Anyone doing business with China quickly notices something strange: it has two official currencies.
What’s more, the two names are often used interchangeably: the Yuan (CNY) and the people’s renminbi (RMB or more usually CNH).
While both have the same bank notes, they are not worth the same. The difference depends on where the currency is settled.
The CNY is used in the domestic economy, while the CNH is for international trade.
A brief history of China’s currency
China’s currency, officially called the renminbi, means “the people’s currency” in Mandarin. The yuan is the unit of account. Issued by the People’s Bank of China in 1948, the relationship between the terms is similar to that of sterling and pounds in the UK. Before China became an industrial and economic powerhouse, its economy was relatively closed, and international currency conversion was heavily restricted. The government wanted to control the outflow of currency and wealth.

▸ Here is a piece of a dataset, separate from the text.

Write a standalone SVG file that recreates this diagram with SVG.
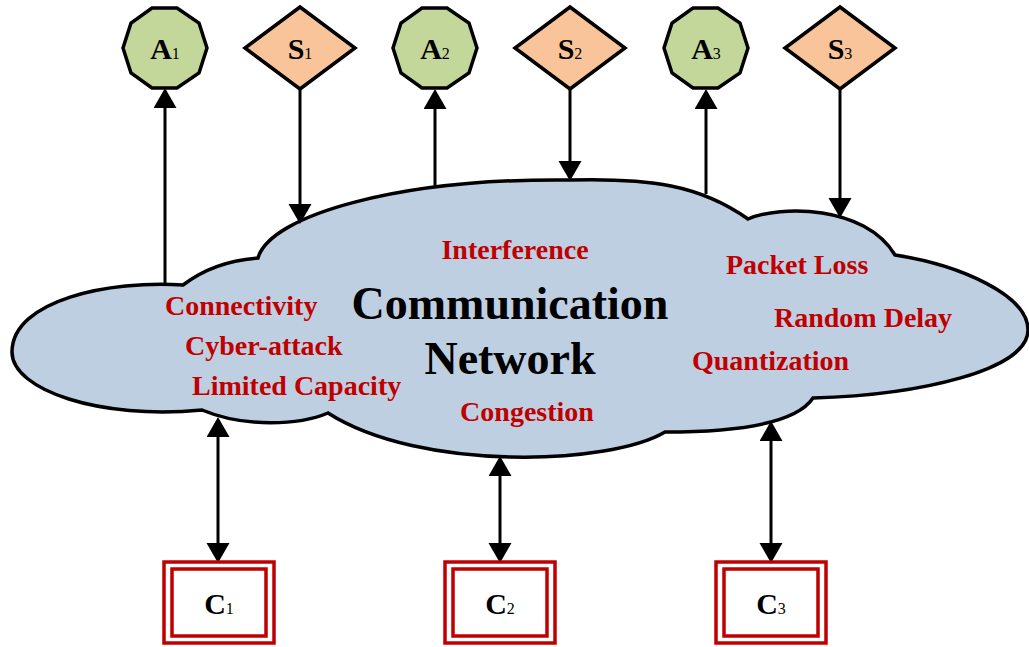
<svg xmlns="http://www.w3.org/2000/svg" width="1029" height="647" viewBox="0 0 1029 647">
<style>
.t{font-family:"Liberation Serif","Times New Roman",serif;font-weight:bold}
.lbl{font-size:28px;fill:#C00000}
.main{font-size:46px;fill:#000}
.nt{font-size:30px;fill:#000;text-anchor:middle}
.sub{font-size:16px;font-weight:normal}
.act{fill:#C4D79B;stroke:#000;stroke-width:3.5}
.sen{fill:#F9C499;stroke:#000;stroke-width:3.5}
.box{fill:#fff;stroke:#C00000;stroke-width:3.5}
.ln{stroke:#000;stroke-width:3;fill:none}
</style>
<defs>
<marker id="ah" markerUnits="userSpaceOnUse" markerWidth="22" markerHeight="24" refX="9" refY="11.5" orient="auto-start-reverse" viewBox="0 0 22 24">
<path d="M0,0 L20,11.5 L0,23 z" fill="#000"/>
</marker>
</defs>
<g id="cloud">
<path d="M183,285 C205,268 230,260 258,258 C270,215 400,178 570,180 C650,178 700,185 748,219 C780,205 865,205 895,255 C960,265 1028,295 1028,330 C1028,370 920,395 813,398 C795,425 730,432 665,432 C610,465 420,472 328,413 C300,425 245,428 202,410 C100,420 12,390 12,352 C12,300 110,280 183,285 Z" fill="#BFCFE2" stroke="#000" stroke-width="3.5"/>
<text class="t lbl" x="515" y="259" text-anchor="middle">Interference</text>
<text class="t lbl" x="165" y="315">Connectivity</text>
<text class="t lbl" x="185" y="355">Cyber-attack</text>
<text class="t lbl" x="192" y="395">Limited Capacity</text>
<text class="t lbl" x="527" y="421" text-anchor="middle">Congestion</text>
<text class="t lbl" x="726" y="274">Packet Loss</text>
<text class="t lbl" x="774" y="327">Random Delay</text>
<text class="t lbl" x="692" y="370">Quantization</text>
<text class="t main" x="510" y="319" text-anchor="middle">Communication</text>
<text class="t main" x="510" y="374" text-anchor="middle">Network</text>
</g>
<g id="connectors">
<line class="ln" x1="165" y1="283" x2="165" y2="99" marker-end="url(#ah)"/>
<line class="ln" x1="300" y1="89" x2="300" y2="213" marker-end="url(#ah)"/>
<line class="ln" x1="435" y1="188" x2="435" y2="100" marker-end="url(#ah)"/>
<line class="ln" x1="570" y1="89" x2="570" y2="170" marker-end="url(#ah)"/>
<line class="ln" x1="706" y1="194" x2="706" y2="100" marker-end="url(#ah)"/>
<line class="ln" x1="840" y1="89" x2="840" y2="207" marker-end="url(#ah)"/>
<line class="ln" x1="218" y1="428" x2="218" y2="552" marker-start="url(#ah)" marker-end="url(#ah)"/>
<line class="ln" x1="500" y1="467" x2="500" y2="552" marker-start="url(#ah)" marker-end="url(#ah)"/>
<line class="ln" x1="771" y1="432" x2="771" y2="552" marker-start="url(#ah)" marker-end="url(#ah)"/>
</g>
<g id="A1">
<polygon class="act" points="207,48 199,73 177,88 152,88 131,73 123,48 131,23 152,8 177,8 199,23"/>
<text class="t nt" x="165" y="59">A<tspan class="sub">1</tspan></text>
</g>
<g id="S1">
<polygon class="sen" points="300,7 355,48 300,89 245,48"/>
<text class="t nt" x="300" y="59">S<tspan class="sub">1</tspan></text>
</g>
<g id="A2">
<polygon class="act" points="477,48 469,73 447,88 422,88 401,73 393,48 401,23 422,8 447,8 469,23"/>
<text class="t nt" x="435" y="59">A<tspan class="sub">2</tspan></text>
</g>
<g id="S2">
<polygon class="sen" points="570,7 625,48 570,89 515,48"/>
<text class="t nt" x="570" y="59">S<tspan class="sub">2</tspan></text>
</g>
<g id="A3">
<polygon class="act" points="748,48 740,73 718,88 693,88 672,73 664,48 672,23 693,8 718,8 740,23"/>
<text class="t nt" x="706" y="59">A<tspan class="sub">3</tspan></text>
</g>
<g id="S3">
<polygon class="sen" points="840,7 895,48 840,89 785,48"/>
<text class="t nt" x="840" y="59">S<tspan class="sub">3</tspan></text>
</g>
<g id="C1">
<rect class="box" x="164" y="562" width="110" height="81"/>
<rect class="box" x="172" y="569" width="94" height="67"/>
<text class="t nt" x="219" y="614">C<tspan class="sub">1</tspan></text>
</g>
<g id="C2">
<rect class="box" x="445" y="562" width="110" height="81"/>
<rect class="box" x="453" y="569" width="94" height="67"/>
<text class="t nt" x="500" y="614">C<tspan class="sub">2</tspan></text>
</g>
<g id="C3">
<rect class="box" x="716" y="562" width="110" height="81"/>
<rect class="box" x="724" y="569" width="94" height="67"/>
<text class="t nt" x="771" y="614">C<tspan class="sub">3</tspan></text>
</g>
</svg>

As China grew into a manufacturing and industrial powerhouse in the late 90s and 2000s, more money flowed into the country from eager consumers, especially in the West. To manage this, China created a parallel currency in 2004, the CNH, so called as it was settled in China-Hong Kong.
What does the difference between CNY and CNH mean for entrepreneurs?
The main differences between the two currencies lies in their respective regulations and restrictions. Transactions in CNY are restricted, while there are none on CNH. The local value of CNY is dictated by the People’s Bank of China, whereas the CNH is freely tradeable like most other currencies.
This can lead to the values of the currencies diverging. On any given day, an offshore yuan (CNH) may be valued by the markets as worth more or less than one available on the Chinese mainland (CNY). So be careful.
If the People’s Bank of China intervenes in markets, it will use the CNH to do so.